A) what you bought or its serial # (only if it was a
long-gun or handgun) and

B) whether you actually purchased the firearm
and left with it. As far as the Federal government knows a background
check was run on you and thats about it. They don’t have any record of
what you did or did not purchase.

The only way the feds really ever see that data is in the event of a weapon being used in a crime.

Thus, Form 4473 is not intended to be used by any government agency
as a form of registration. Yet this is precisely what the ATF is doing
in Anchorage, and the gun stores are crying foul.

Ammoland is telling gun dealers throughout Alaska that they are
within their legal rights to refuse to turn over the records to the ATF.

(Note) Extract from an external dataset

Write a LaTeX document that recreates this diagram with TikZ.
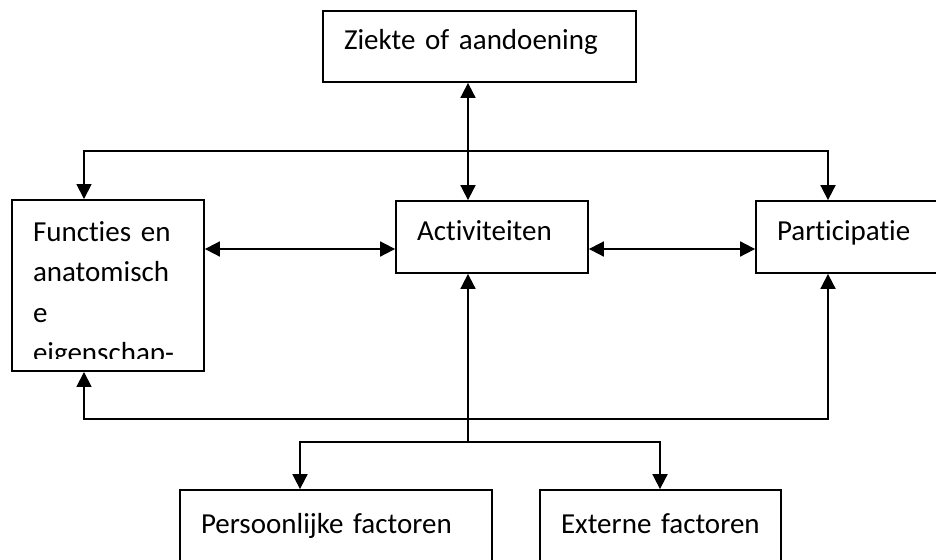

The ATF is already facing a Congressional investigation into its
illegal activity in the Fast and Furious scandal, during which the
agency placed thousands of U.S. guns into the hands of Mexican drug
cartels for the specific purpose of creating false statistics showing
that most of the firearms used by Mexican criminals come from the United
States.

The Obama Administration would then use the false statistics to
make a case for new gun bans and massive new gun control laws,
according to the whistleblower agents who first reported the scheme in
late 2010.

Curiously, the agency is also under fire for using intimidation tactics on
various gun store owners throughout the Rocky Mountain and Western
states, Idaho and Arizona in particular.

The agency has also been shown
to intimidate gun owners themselves, attempting to use firearms
retailers as spies and making visits directly to the homes of citizens who purchase guns.